### What you are asked to do
Give back the full listing, character for character, with no pictures.

────

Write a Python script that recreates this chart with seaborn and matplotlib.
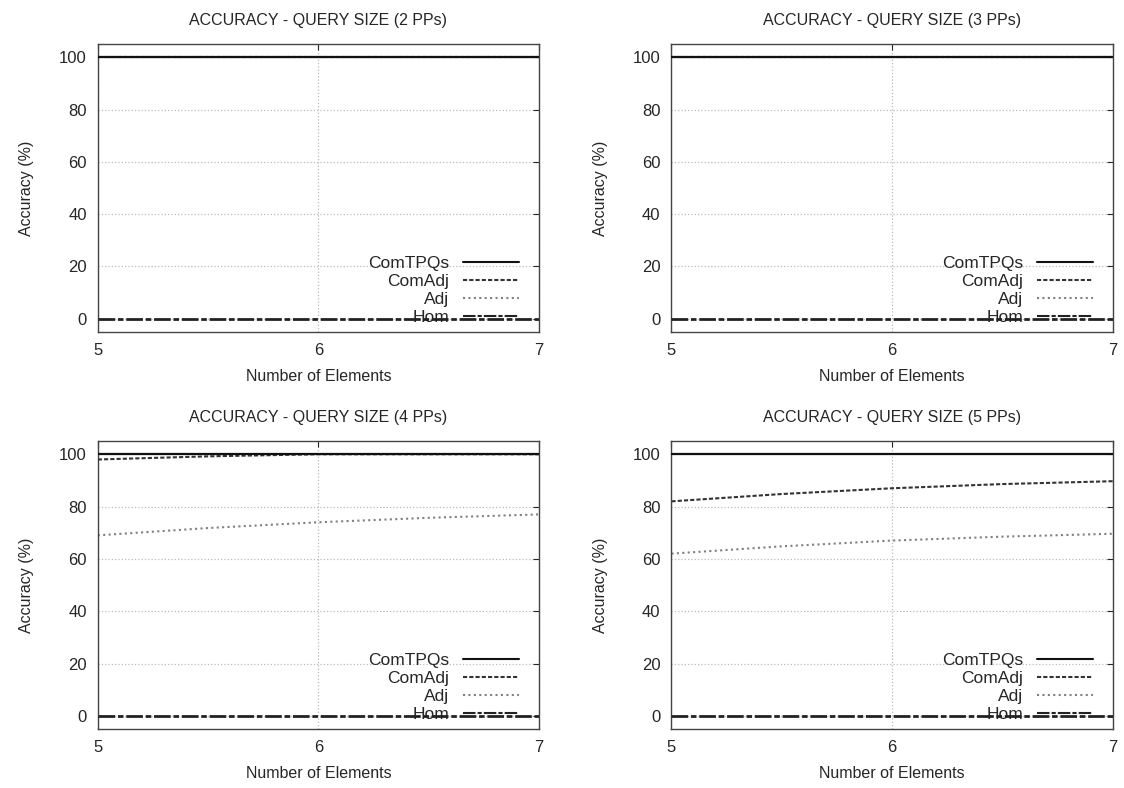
import pandas as pd
import numpy as np
import matplotlib.pyplot as plt
import seaborn as sns

elements = [5, 5.5, 6, 6.5, 7]
series_names = ['ComTPQs', 'ComAdj', 'Adj', 'Hom']
titles = ['ACCURACY - QUERY SIZE (2 PPs)', 'ACCURACY - QUERY SIZE (3 PPs)',
          'ACCURACY - QUERY SIZE (4 PPs)', 'ACCURACY - QUERY SIZE (5 PPs)']

# accuracy values, one dict per panel
pp2 = {'ComTPQs': [100, 100, 100, 100, 100], 'ComAdj': [100, 100, 100, 100, 100],
       'Adj': [100, 100, 100, 100, 100], 'Hom': [0, 0, 0, 0, 0]}
pp3 = {'ComTPQs': [100, 100, 100, 100, 100], 'ComAdj': [100, 100, 100, 100, 100],
       'Adj': [100, 100, 100, 100, 100], 'Hom': [0, 0, 0, 0, 0]}
pp4 = {'ComTPQs': [100, 100, 100, 100, 100], 'ComAdj': [98, 99.2, 100, 100, 100],
       'Adj': [69, 71.8, 74, 75.7, 77], 'Hom': [0, 0, 0, 0, 0]}
pp5 = {'ComTPQs': [100, 100, 100, 100, 100], 'ComAdj': [82, 84.8, 87, 88.6, 89.7],
       'Adj': [62, 64.8, 67, 68.5, 69.6], 'Hom': [0, 0, 0, 0, 0]}
panels = [pp2, pp3, pp4, pp5]

sns.set_style('white')
plt.rcParams['font.family'] = ['Liberation Sans', 'DejaVu Sans']

palette = {'ComTPQs': '#111111', 'ComAdj': '#333333', 'Adj': '#808080', 'Hom': '#222222'}
dashes = {'ComTPQs': '', 'ComAdj': (2, 1), 'Adj': (1, 1.6), 'Hom': (6, 1, 2, 1)}
widths = {'ComTPQs': 1.6, 'ComAdj': 1.5, 'Adj': 1.5, 'Hom': 2.0}
zorders = {'ComTPQs': 5, 'ComAdj': 3, 'Adj': 2, 'Hom': 4}

fig, axes = plt.subplots(2, 2, figsize=(11.24, 7.88), dpi=100)
for ax, vals, title in zip(axes.flat, panels, titles):
    rows = []
    for name in series_names:
        for x, y in zip(elements, vals[name]):
            rows.append({'Number of Elements': x, 'Accuracy': y, 'series': name})
    df = pd.DataFrame(rows)
    sns.lineplot(data=df, x='Number of Elements', y='Accuracy', hue='series', style='series',
                 palette=palette, dashes=dashes, hue_order=series_names, style_order=series_names,
                 ax=ax, linewidth=1.5)
    for line, name in zip(ax.get_lines(), series_names):
        line.set_linewidth(widths[name])
        line.set_zorder(zorders[name])
    ax.set_xlim(5, 7)
    ax.set_ylim(-5, 105)
    ax.set_xticks([5, 6, 7])
    ax.set_yticks([0, 20, 40, 60, 80, 100])
    ax.grid(True, color='#bbbbbb', linestyle=':', linewidth=0.9)
    ax.tick_params(direction='in', top=True, right=True, length=4, labelsize=12, pad=8)
    for s in ax.spines.values():
        s.set_color('#444444')
        s.set_linewidth(1.0)
    ax.set_title(title, fontsize=11.5, pad=14)
    ax.set_xlabel('Number of Elements', fontsize=11.5, labelpad=8)
    ax.set_ylabel('Accuracy (%)', fontsize=11.5, labelpad=18)
    handles, labels = ax.get_legend_handles_labels()
    leg = ax.legend(handles, labels, loc='lower right', frameon=False, markerfirst=False,
                    fontsize=12.5, handlelength=3.2, labelspacing=0.16, borderaxespad=0.0,
                    bbox_to_anchor=(0.97, 0.0))
    leg.set_zorder(1)

plt.subplots_adjust(left=0.087, right=0.99, top=0.944, bottom=0.075, wspace=0.3, hspace=0.38)
plt.savefig('out.png')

────

### Reply to the task
Write a Python script that recreates this chart with seaborn and matplotlib.
import pandas as pd
import numpy as np
import matplotlib.pyplot as plt
import seaborn as sns

elements = [5, 5.5, 6, 6.5, 7]
series_names = ['ComTPQs', 'ComAdj', 'Adj', 'Hom']
titles = ['ACCURACY - QUERY SIZE (2 PPs)', 'ACCURACY - QUERY SIZE (3 PPs)',
          'ACCURACY - QUERY SIZE (4 PPs)', 'ACCURACY - QUERY SIZE (5 PPs)']

# accuracy values, one dict per panel
pp2 = {'ComTPQs': [100, 100, 100, 100, 100], 'ComAdj': [100, 100, 100, 100, 100],
       'Adj': [100, 100, 100, 100, 100], 'Hom': [0, 0, 0, 0, 0]}
pp3 = {'ComTPQs': [100, 100, 100, 100, 100], 'ComAdj': [100, 100, 100, 100, 100],
       'Adj': [100, 100, 100, 100, 100], 'Hom': [0, 0, 0, 0, 0]}
pp4 = {'ComTPQs': [100, 100, 100, 100, 100], 'ComAdj': [98, 99.2, 100, 100, 100],
       'Adj': [69, 71.8, 74, 75.7, 77], 'Hom': [0, 0, 0, 0, 0]}
pp5 = {'ComTPQs': [100, 100, 100, 100, 100], 'ComAdj': [82, 84.8, 87, 88.6, 89.7],
       'Adj': [62, 64.8, 67, 68.5, 69.6], 'Hom': [0, 0, 0, 0, 0]}
panels = [pp2, pp3, pp4, pp5]

sns.set_style('white')
plt.rcParams['font.family'] = ['Liberation Sans', 'DejaVu Sans']

palette = {'ComTPQs': '#111111', 'ComAdj': '#333333', 'Adj': '#808080', 'Hom': '#222222'}
dashes = {'ComTPQs': '', 'ComAdj': (2, 1), 'Adj': (1, 1.6), 'Hom': (6, 1, 2, 1)}
widths = {'ComTPQs': 1.6, 'ComAdj': 1.5, 'Adj': 1.5, 'Hom': 2.0}
zorders = {'ComTPQs': 5, 'ComAdj': 3, 'Adj': 2, 'Hom': 4}

fig, axes = plt.subplots(2, 2, figsize=(11.24, 7.88), dpi=100)
for ax, vals, title in zip(axes.flat, panels, titles):
    rows = []
    for name in series_names:
        for x, y in zip(elements, vals[name]):
            rows.append({'Number of Elements': x, 'Accuracy': y, 'series': name})
    df = pd.DataFrame(rows)
    sns.lineplot(data=df, x='Number of Elements', y='Accuracy', hue='series', style='series',
                 palette=palette, dashes=dashes, hue_order=series_names, style_order=series_names,
                 ax=ax, linewidth=1.5)
    for line, name in zip(ax.get_lines(), series_names):
        line.set_linewidth(widths[name])
        line.set_zorder(zorders[name])
    ax.set_xlim(5, 7)
    ax.set_ylim(-5, 105)
    ax.set_xticks([5, 6, 7])
    ax.set_yticks([0, 20, 40, 60, 80, 100])
    ax.grid(True, color='#bbbbbb', linestyle=':', linewidth=0.9)
    ax.tick_params(direction='in', top=True, right=True, length=4, labelsize=12, pad=8)
    for s in ax.spines.values():
        s.set_color('#444444')
        s.set_linewidth(1.0)
    ax.set_title(title, fontsize=11.5, pad=14)
    ax.set_xlabel('Number of Elements', fontsize=11.5, labelpad=8)
    ax.set_ylabel('Accuracy (%)', fontsize=11.5, labelpad=18)
    handles, labels = ax.get_legend_handles_labels()
    leg = ax.legend(handles, labels, loc='lower right', frameon=False, markerfirst=False,
                    fontsize=12.5, handlelength=3.2, labelspacing=0.16, borderaxespad=0.0,
                    bbox_to_anchor=(0.97, 0.0))
    leg.set_zorder(1)

plt.subplots_adjust(left=0.087, right=0.99, top=0.944, bottom=0.075, wspace=0.3, hspace=0.38)
plt.savefig('out.png')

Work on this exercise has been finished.